Alla fine ho ceduto: diversamente da quanto mi ero ripromesso di fare, ho finito di rileggere Il re Pescatore (*1) del quale ho già accennato in La lingua degli angeli. “Galeotto” è stato un temporale: avendo precauzionalmente spento il calcolatore, non ho trovato niente di meglio che mettermi a leggerlo, così mi sono appassionato e a quel punto ho deciso di finirlo per “togliermelo” di mezzo...
Di seguito non ho intenzione di entrare nei dettagli della trama ma comunque c'è almeno un'osservazione/riferimento che potrebbe guastarne la lettura quindi occhio...
Comunque si tratta di un romanzo veramente piacevole e ben scritto. Notevole anche l'accuratezza storica con cui l'autore ha ricostruito l'ambientazione (l'assedio di Vienna del 1529): lo si capisce dai dettagli sulle armi e dalla precisione dei dettagli geografici e storici (non ne ho la certezza ma ho la sensazione che siano estremamente accurati).
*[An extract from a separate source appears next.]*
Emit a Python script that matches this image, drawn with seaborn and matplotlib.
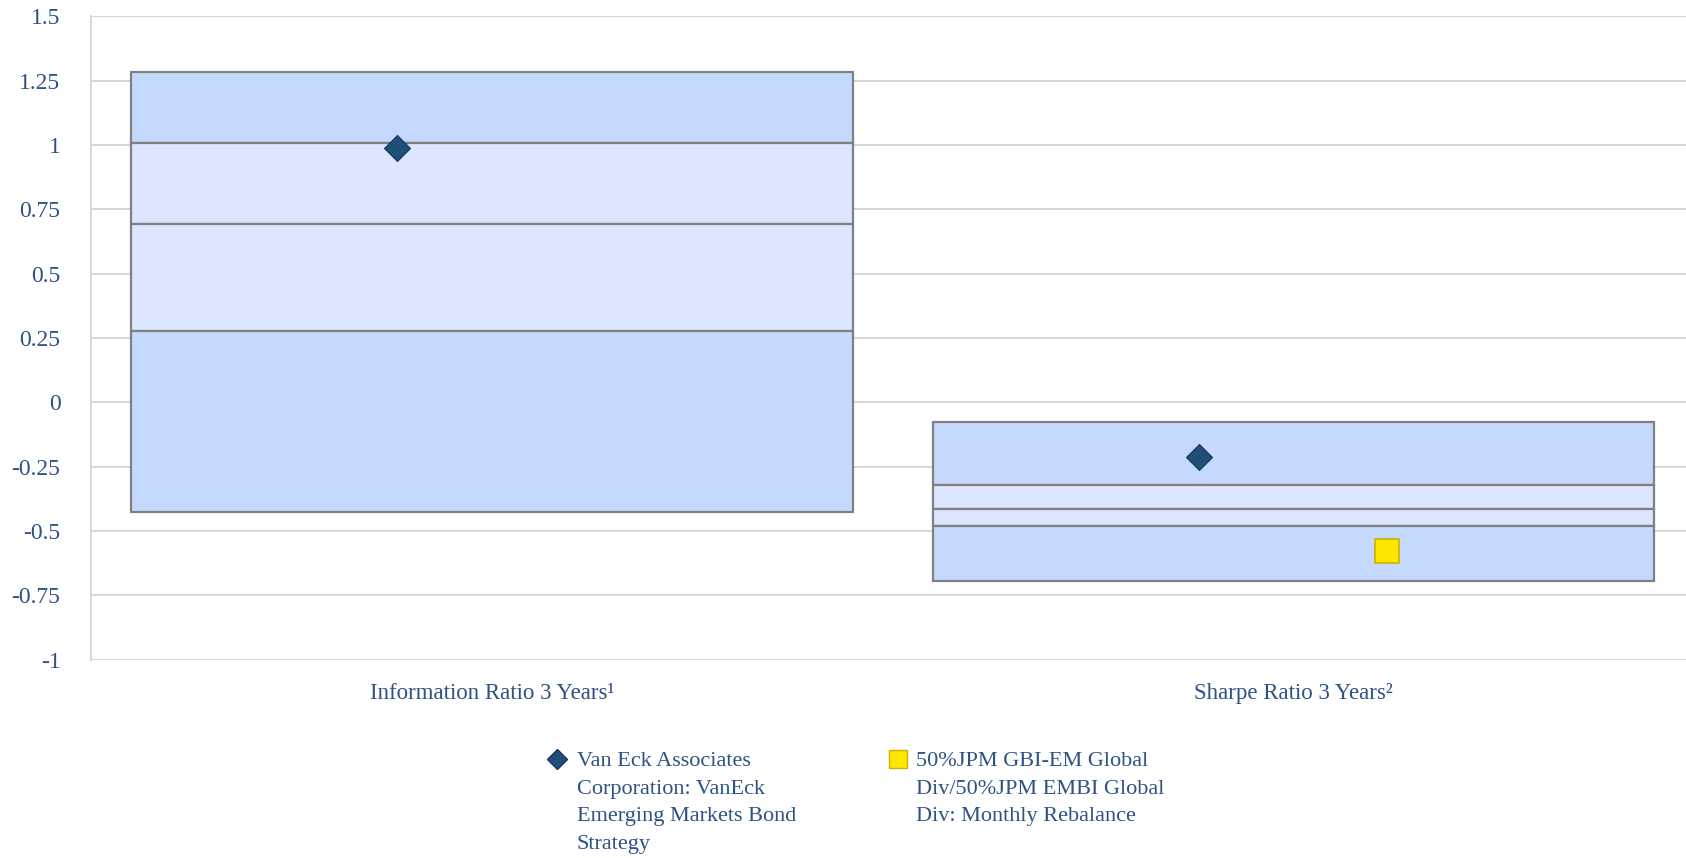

L'autore è riuscito anche nella difficile impresa di conciliare insieme magia (è un libro di fantasia) e il suo funzionamento nell'ambientazione storica. E poi c'è re Artù: rex quondam, rexque futurus...
Una delle scene che più mi piacciono è quella della discesa attraverso una ripida scala nelle viscere della terra: secondo me è stata pesantemente ispirata da uno dei miei racconti preferiti di Lovecraft: I ratti nel muro...
Due dettagli mi hanno però infastidito nella traduzione: la costante e (molto) ricorrente traduzione di barraks, cioè “caserma”, con “baracche”; la scelta di lasciare in inglese il nome Suleiman invece di tradurlo con Solimano (il Magnifico), come invece è noto in Italia.
Non ricordavo bene il finale e mi ha “sorpreso” che sia amaro: la donna amata dal protagonista muore banalmente per una sfortunata coincidenza ma il vero colpevole è proprio lui che non ha mantenuto, per il proprio senso del dovere, delle promesse che le aveva fatto e, anzi, l'aveva illusa. «Molto è andato perso, ma c'è ancora molto da perdere»...
Il destino di Artù non è quello di essere felice ma di servire scopi maggiori. Da questo punto di vista il romanzo è rimasto fedele alla tradizione letteraria...
Conclusione: se avrete la fortuna di imbattervi in questo piccolo libretto non lasciatevelo scappare perché è decisamente piacevole!
Nota (*1): Il re pescatore di Tim Powers, Ed. Nord, 1992, trad. Annarita Guarnieri.